Each line of the material must be returned exactly.

(Extracted records)
━━━━━━━━━━

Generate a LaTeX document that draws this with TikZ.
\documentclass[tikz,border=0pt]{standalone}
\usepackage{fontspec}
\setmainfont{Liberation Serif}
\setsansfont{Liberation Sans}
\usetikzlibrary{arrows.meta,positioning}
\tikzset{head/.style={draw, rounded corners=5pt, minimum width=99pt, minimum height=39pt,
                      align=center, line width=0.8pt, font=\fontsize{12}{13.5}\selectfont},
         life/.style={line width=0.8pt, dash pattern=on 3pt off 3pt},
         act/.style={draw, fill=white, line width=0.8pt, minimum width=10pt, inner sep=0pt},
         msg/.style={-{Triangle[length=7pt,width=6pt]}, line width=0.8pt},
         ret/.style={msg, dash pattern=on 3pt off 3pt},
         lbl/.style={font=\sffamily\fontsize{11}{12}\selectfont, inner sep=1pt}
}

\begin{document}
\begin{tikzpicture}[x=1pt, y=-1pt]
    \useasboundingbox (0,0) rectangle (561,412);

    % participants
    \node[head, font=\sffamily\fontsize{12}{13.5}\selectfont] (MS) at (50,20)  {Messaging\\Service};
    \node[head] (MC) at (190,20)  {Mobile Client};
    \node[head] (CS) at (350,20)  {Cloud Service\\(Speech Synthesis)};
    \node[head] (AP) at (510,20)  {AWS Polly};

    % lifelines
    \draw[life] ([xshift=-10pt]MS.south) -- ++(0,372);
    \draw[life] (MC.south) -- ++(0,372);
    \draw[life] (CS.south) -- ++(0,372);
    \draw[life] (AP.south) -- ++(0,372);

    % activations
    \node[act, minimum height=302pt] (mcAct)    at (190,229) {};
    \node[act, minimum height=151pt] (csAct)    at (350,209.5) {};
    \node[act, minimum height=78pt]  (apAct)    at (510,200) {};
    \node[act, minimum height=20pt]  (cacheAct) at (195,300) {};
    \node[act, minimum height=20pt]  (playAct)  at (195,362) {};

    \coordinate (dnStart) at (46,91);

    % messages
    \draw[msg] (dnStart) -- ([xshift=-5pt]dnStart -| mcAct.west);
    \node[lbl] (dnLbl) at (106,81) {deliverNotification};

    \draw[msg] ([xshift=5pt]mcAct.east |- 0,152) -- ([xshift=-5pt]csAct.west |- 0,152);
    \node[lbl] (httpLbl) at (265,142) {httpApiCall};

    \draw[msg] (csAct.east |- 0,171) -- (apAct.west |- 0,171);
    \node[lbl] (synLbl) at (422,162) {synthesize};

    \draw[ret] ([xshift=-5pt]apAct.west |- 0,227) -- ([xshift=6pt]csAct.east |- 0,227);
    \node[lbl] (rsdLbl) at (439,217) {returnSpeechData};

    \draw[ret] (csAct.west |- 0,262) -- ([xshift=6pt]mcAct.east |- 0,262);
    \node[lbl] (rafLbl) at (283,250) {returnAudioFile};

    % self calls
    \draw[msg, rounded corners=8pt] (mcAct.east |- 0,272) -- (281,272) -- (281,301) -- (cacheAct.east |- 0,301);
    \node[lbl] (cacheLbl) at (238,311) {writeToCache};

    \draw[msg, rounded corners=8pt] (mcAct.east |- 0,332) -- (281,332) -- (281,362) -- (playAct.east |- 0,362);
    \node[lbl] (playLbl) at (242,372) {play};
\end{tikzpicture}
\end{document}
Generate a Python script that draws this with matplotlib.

━━━━━━━━━━

■ **Exercise result**
Generate a LaTeX document that draws this with TikZ.
\documentclass[tikz,border=0pt]{standalone}
\usepackage{fontspec}
\setmainfont{Liberation Serif}
\setsansfont{Liberation Sans}
\usetikzlibrary{arrows.meta,positioning}
\tikzset{head/.style={draw, rounded corners=5pt, minimum width=99pt, minimum height=39pt,
                      align=center, line width=0.8pt, font=\fontsize{12}{13.5}\selectfont},
         life/.style={line width=0.8pt, dash pattern=on 3pt off 3pt},
         act/.style={draw, fill=white, line width=0.8pt, minimum width=10pt, inner sep=0pt},
         msg/.style={-{Triangle[length=7pt,width=6pt]}, line width=0.8pt},
         ret/.style={msg, dash pattern=on 3pt off 3pt},
         lbl/.style={font=\sffamily\fontsize{11}{12}\selectfont, inner sep=1pt}
}

\begin{document}
\begin{tikzpicture}[x=1pt, y=-1pt]
    \useasboundingbox (0,0) rectangle (561,412);

    % participants
    \node[head, font=\sffamily\fontsize{12}{13.5}\selectfont] (MS) at (50,20)  {Messaging\\Service};
    \node[head] (MC) at (190,20)  {Mobile Client};
    \node[head] (CS) at (350,20)  {Cloud Service\\(Speech Synthesis)};
    \node[head] (AP) at (510,20)  {AWS Polly};

    % lifelines
    \draw[life] ([xshift=-10pt]MS.south) -- ++(0,372);
    \draw[life] (MC.south) -- ++(0,372);
    \draw[life] (CS.south) -- ++(0,372);
    \draw[life] (AP.south) -- ++(0,372);

    % activations
    \node[act, minimum height=302pt] (mcAct)    at (190,229) {};
    \node[act, minimum height=151pt] (csAct)    at (350,209.5) {};
    \node[act, minimum height=78pt]  (apAct)    at (510,200) {};
    \node[act, minimum height=20pt]  (cacheAct) at (195,300) {};
    \node[act, minimum height=20pt]  (playAct)  at (195,362) {};

    \coordinate (dnStart) at (46,91);

    % messages
    \draw[msg] (dnStart) -- ([xshift=-5pt]dnStart -| mcAct.west);
    \node[lbl] (dnLbl) at (106,81) {deliverNotification};

    \draw[msg] ([xshift=5pt]mcAct.east |- 0,152) -- ([xshift=-5pt]csAct.west |- 0,152);
    \node[lbl] (httpLbl) at (265,142) {httpApiCall};

    \draw[msg] (csAct.east |- 0,171) -- (apAct.west |- 0,171);
    \node[lbl] (synLbl) at (422,162) {synthesize};

    \draw[ret] ([xshift=-5pt]apAct.west |- 0,227) -- ([xshift=6pt]csAct.east |- 0,227);
    \node[lbl] (rsdLbl) at (439,217) {returnSpeechData};

    \draw[ret] (csAct.west |- 0,262) -- ([xshift=6pt]mcAct.east |- 0,262);
    \node[lbl] (rafLbl) at (283,250) {returnAudioFile};

    % self calls
    \draw[msg, rounded corners=8pt] (mcAct.east |- 0,272) -- (281,272) -- (281,301) -- (cacheAct.east |- 0,301);
    \node[lbl] (cacheLbl) at (238,311) {writeToCache};

    \draw[msg, rounded corners=8pt] (mcAct.east |- 0,332) -- (281,332) -- (281,362) -- (playAct.east |- 0,362);
    \node[lbl] (playLbl) at (242,372) {play};
\end{tikzpicture}
\end{document}
Generate a Python script that draws this with matplotlib.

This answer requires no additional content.